I’d also point out- most people have an e-mail address listed within their profile. Sending a quick e-mail “thank you” has fewer of the ‘problems’ (increased server activity, bumping a thread, etc.) associated with posting a ‘thank you’.

Here’s what Manny said (if people don’t look at the link):

"To me, it’s kind of a balancing act of to whom to be courteous. On the one hand, obviously thanking someone who has shared their expertise and/or done research for you is a great thing.

But on the other, not only does a “thanks” post push a thread to the top, it induces a bunch of people to re-read the thread only to find that the new post doesn’t add anything.

I’d say that if a poster just provides a link or a “quickie” answer, let the thanks be implied. If a lot of effort clearly went into the answer, than a “thanks” post is fine.

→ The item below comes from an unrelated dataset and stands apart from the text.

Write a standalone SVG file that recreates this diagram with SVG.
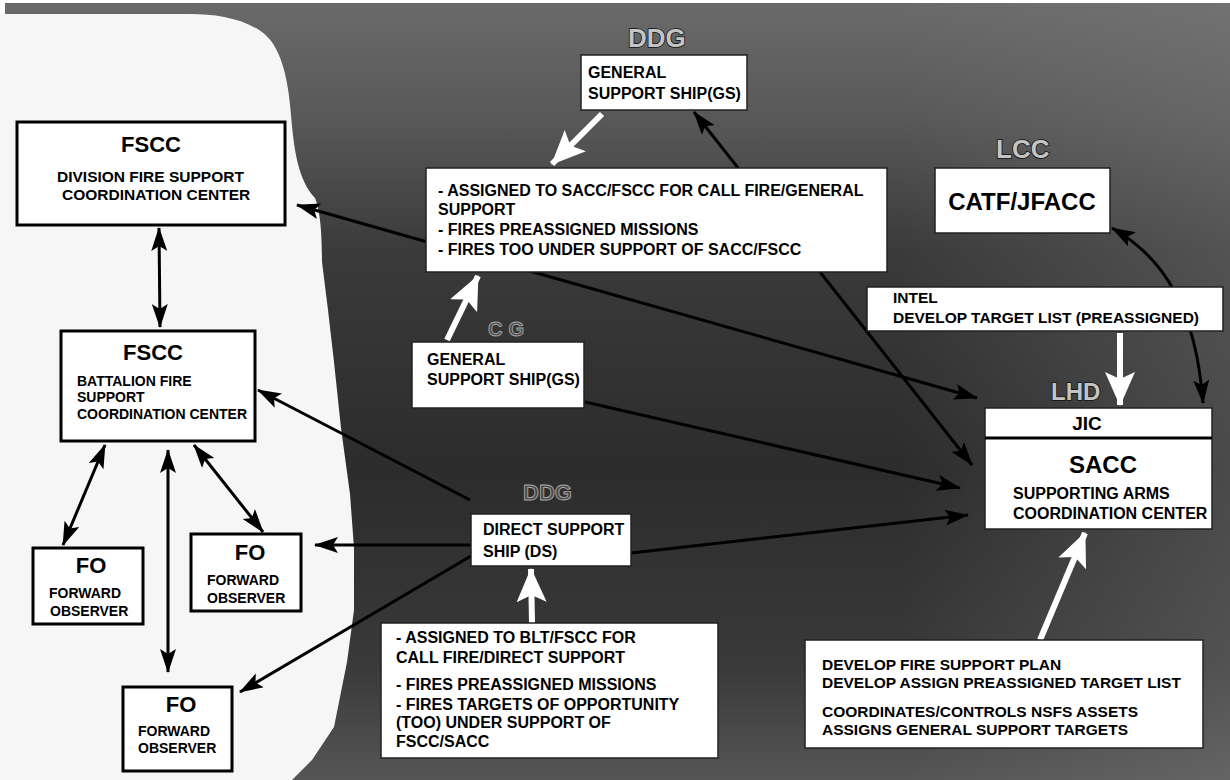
<svg xmlns="http://www.w3.org/2000/svg" width="1230" height="780" viewBox="0 0 1230 780">
<style>
.t{font-family:"Liberation Sans",Arial,Helvetica,sans-serif;font-weight:bold;fill:#000}
.ship{font-family:"Liberation Sans",Arial,sans-serif;font-weight:bold;font-size:26px;fill:#c4c4c4;stroke:#111;stroke-width:1.6;paint-order:stroke}
.faint{font-family:"Liberation Sans",Arial,sans-serif;font-weight:bold;fill:#4a4a4a;stroke:#a8a8a8;stroke-width:0.9}
.lbox{fill:#fff;stroke:#000;stroke-width:3}
.sbox{fill:#fff;stroke:#222;stroke-width:1.5}
.bl{fill:none;stroke:#000;stroke-width:3}
.wl{fill:none;stroke:#fff;stroke-width:6}
</style>
<defs>
<marker id="ah" viewBox="0 0 24 16" refX="23" refY="8" markerWidth="24" markerHeight="16" orient="auto-start-reverse" markerUnits="userSpaceOnUse"><path d="M0,0 L24,8 L0,16 L5,8 z" fill="#000"/></marker>
<marker id="wh" viewBox="0 0 34 30" refX="33" refY="15" markerWidth="34" markerHeight="30" orient="auto" markerUnits="userSpaceOnUse"><path d="M0,0 L34,15 L0,30 L7,15 z" fill="#fff"/></marker>
<linearGradient id="sea" x1="0" y1="0" x2="0" y2="1">
<stop offset="0" stop-color="#6a6a6a"/>
<stop offset="0.15" stop-color="#585858"/>
<stop offset="0.32" stop-color="#3a3a3a"/>
<stop offset="0.6" stop-color="#2c2c2c"/>
<stop offset="0.85" stop-color="#393939"/>
<stop offset="1" stop-color="#555"/>
</linearGradient>
<linearGradient id="seaR" x1="0" y1="0" x2="1" y2="0">
<stop offset="0" stop-color="#808080" stop-opacity="0"/>
<stop offset="1" stop-color="#808080" stop-opacity="0.35"/>
</linearGradient>
</defs>

<g id="background">
<rect x="0" y="0" width="1230" height="780" fill="#fff"/>
<rect x="5" y="3" width="1225" height="777" fill="url(#sea)"/>
<rect x="900" y="3" width="330" height="777" fill="url(#seaR)"/>
<path d="M0,14 L190,14 C215,14 242,18 262,32 C280,45 288,75 291,115 C294,150 298,180 315,198 C321,212 322,240 322,262 L328,310 L334,362 L341,428 L350,494 L354,548 L354,610 L347,662 L334,727 L312,760 L292,780 L0,780 Z" fill="#f6f6f6"/>
</g>

<g id="ship-labels">
<text class="ship" x="628" y="47">DDG</text>
<text class="ship" x="996" y="158">LCC</text>
<text class="ship" x="1051" y="400" style="font-size:24px">LHD</text>
<text class="faint" x="488" y="336" style="font-size:20px;letter-spacing:6px">CG</text>
<text class="faint" x="523" y="500" style="font-size:22px">DDG</text>
</g>

<g id="connectors">
<line class="bl" x1="159" y1="228" x2="160" y2="327" marker-start="url(#ah)" marker-end="url(#ah)"/>
<line class="bl" x1="297" y1="205" x2="977" y2="398" marker-start="url(#ah)" marker-end="url(#ah)"/>
<line class="bl" x1="694" y1="112" x2="972" y2="465" marker-start="url(#ah)" marker-end="url(#ah)"/>
<line class="bl" x1="585" y1="402" x2="960" y2="488" marker-end="url(#ah)"/>
<line class="bl" x1="631" y1="553" x2="968" y2="515" marker-end="url(#ah)"/>
<line class="bl" x1="470" y1="500" x2="258" y2="390" marker-end="url(#ah)"/>
<line class="bl" x1="105" y1="445" x2="63" y2="545" marker-start="url(#ah)" marker-end="url(#ah)"/>
<line class="bl" x1="168" y1="450" x2="168" y2="672" marker-start="url(#ah)" marker-end="url(#ah)"/>
<line class="bl" x1="194" y1="445" x2="263" y2="532" marker-start="url(#ah)" marker-end="url(#ah)"/>
<line class="bl" x1="471" y1="545" x2="315" y2="545" marker-end="url(#ah)"/>
<line class="bl" x1="471" y1="556" x2="240" y2="692" marker-end="url(#ah)"/>
<path class="bl" d="M1203,403 C1196,310 1165,258 1112,228" marker-start="url(#ah)" marker-end="url(#ah)"/>
<line class="wl" x1="602" y1="114" x2="552" y2="164" marker-end="url(#wh)"/>
<line class="wl" x1="447" y1="340" x2="478" y2="276" marker-end="url(#wh)"/>
<line class="wl" x1="1120" y1="333" x2="1120" y2="405" marker-end="url(#wh)"/>
<line class="wl" x1="1040" y1="640" x2="1085" y2="533" marker-end="url(#wh)"/>
<line class="wl" x1="532" y1="623" x2="531" y2="569" marker-end="url(#wh)"/>
</g>

<g id="division-fscc">
<rect class="lbox" x="17" y="122" width="268" height="103"/>
<text class="t" x="151" y="152" text-anchor="middle" font-size="22">FSCC</text>
<text class="t" x="57" y="182" font-size="15.5">DIVISION FIRE SUPPORT</text>
<text class="t" x="62" y="200" font-size="15.5">COORDINATION CENTER</text>
</g>

<g id="battalion-fscc">
<rect class="lbox" x="61" y="331" width="194" height="110"/>
<text class="t" x="153" y="360" text-anchor="middle" font-size="22">FSCC</text>
<text class="t" x="77" y="386" font-size="14">BATTALION FIRE</text>
<text class="t" x="77" y="402" font-size="14">SUPPORT</text>
<text class="t" x="77" y="419" font-size="14">COORDINATION CENTER</text>
</g>

<g id="fo-left">
<rect class="lbox" x="33" y="548" width="110" height="76"/>
<text class="t" x="91" y="573" text-anchor="middle" font-size="22">FO</text>
<text class="t" x="49" y="598" font-size="14">FORWARD</text>
<text class="t" x="50" y="616" font-size="14">OBSERVER</text>
</g>

<g id="fo-middle">
<rect class="lbox" x="191" y="534" width="110" height="77"/>
<text class="t" x="250" y="560" text-anchor="middle" font-size="22">FO</text>
<text class="t" x="207" y="585" font-size="14">FORWARD</text>
<text class="t" x="207" y="603" font-size="14">OBSERVER</text>
</g>

<g id="fo-bottom">
<rect class="lbox" x="123" y="687" width="109" height="84"/>
<text class="t" x="181" y="712" text-anchor="middle" font-size="22">FO</text>
<text class="t" x="138" y="736" font-size="14">FORWARD</text>
<text class="t" x="138" y="753" font-size="14">OBSERVER</text>
</g>

<g id="gs-ship-top">
<rect class="sbox" x="581" y="55" width="166" height="55"/>
<text class="t" x="588" y="78" font-size="16">GENERAL</text>
<text class="t" x="588" y="99" font-size="16">SUPPORT SHIP(GS)</text>
</g>

<g id="gs-tasks">
<rect class="sbox" x="426" y="168" width="461" height="104"/>
<text class="t" x="438" y="196" font-size="16">- ASSIGNED TO SACC/FSCC FOR CALL FIRE/GENERAL</text>
<text class="t" x="438" y="215" font-size="16">SUPPORT</text>
<text class="t" x="438" y="235" font-size="16">- FIRES PREASSIGNED MISSIONS</text>
<text class="t" x="438" y="255" font-size="16">- FIRES TOO UNDER SUPPORT OF SACC/FSCC</text>
</g>

<g id="catf">
<rect class="sbox" x="935" y="168" width="175" height="65"/>
<text class="t" x="1022" y="210" text-anchor="middle" font-size="24">CATF/JFACC</text>
</g>

<g id="intel">
<rect class="sbox" x="867" y="287" width="356" height="44"/>
<text class="t" x="893" y="303" font-size="15.5">INTEL</text>
<text class="t" x="893" y="323" font-size="15.5">DEVELOP TARGET LIST (PREASSIGNED)</text>
</g>

<g id="gs-ship-lower">
<rect class="sbox" x="412" y="342" width="172" height="66"/>
<text class="t" x="427" y="365" font-size="16">GENERAL</text>
<text class="t" x="427" y="385" font-size="16">SUPPORT SHIP(GS)</text>
</g>

<g id="sacc">
<rect class="sbox" x="985" y="408" width="227" height="121"/>
<line x1="985" y1="438" x2="1212" y2="438" stroke="#000" stroke-width="3"/>
<text class="t" x="1087" y="430" text-anchor="middle" font-size="19">JIC</text>
<text class="t" x="1103" y="473" text-anchor="middle" font-size="24">SACC</text>
<text class="t" x="1013" y="499" font-size="16">SUPPORTING ARMS</text>
<text class="t" x="1013" y="519" font-size="16">COORDINATION CENTER</text>
</g>

<g id="ds-ship">
<rect class="sbox" x="471" y="514" width="160" height="52"/>
<text class="t" x="483" y="535" font-size="16">DIRECT SUPPORT</text>
<text class="t" x="483" y="557" font-size="16">SHIP (DS)</text>
</g>

<g id="ds-tasks">
<rect class="sbox" x="381" y="623" width="337" height="135"/>
<text class="t" x="396" y="643" font-size="16">- ASSIGNED TO BLT/FSCC FOR</text>
<text class="t" x="396" y="663" font-size="16">CALL FIRE/DIRECT SUPPORT</text>
<text class="t" x="396" y="690" font-size="16">- FIRES PREASSIGNED MISSIONS</text>
<text class="t" x="396" y="710" font-size="16">- FIRES TARGETS OF OPPORTUNITY</text>
<text class="t" x="396" y="728" font-size="16">(TOO) UNDER SUPPORT OF</text>
<text class="t" x="396" y="747" font-size="16">FSCC/SACC</text>
</g>

<g id="sacc-tasks">
<rect class="sbox" x="805" y="640" width="398" height="108"/>
<text class="t" x="822" y="670" font-size="15.5">DEVELOP FIRE SUPPORT PLAN</text>
<text class="t" x="822" y="688" font-size="15.5">DEVELOP ASSIGN PREASSIGNED TARGET LIST</text>
<text class="t" x="822" y="717" font-size="15.5">COORDINATES/CONTROLS NSFS ASSETS</text>
<text class="t" x="822" y="735" font-size="15.5">ASSIGNS GENERAL SUPPORT TARGETS</text>
</g>
</svg>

That’s not a forum rule or anything, BTW. Just sort of a general sense of what I think is the best way to approach the dilemma."

I don’t expect thank yous for my posts. It’s nice to hear that insight gained from this board helped somebody in a specific way, and I appreciate those stories being shared. But I research topics and post answers (and write staff reports) because it’s something I enjoy doing - not as a self-less sacrifice for the TM! Anyway, I do appreciate your support, Anthracite.
Jill

Don’t listen to that god damn manhattan. He’s crazy.

The other day me and this other guy brought him a baby and we both said it was ours, and he said to *chop it in half!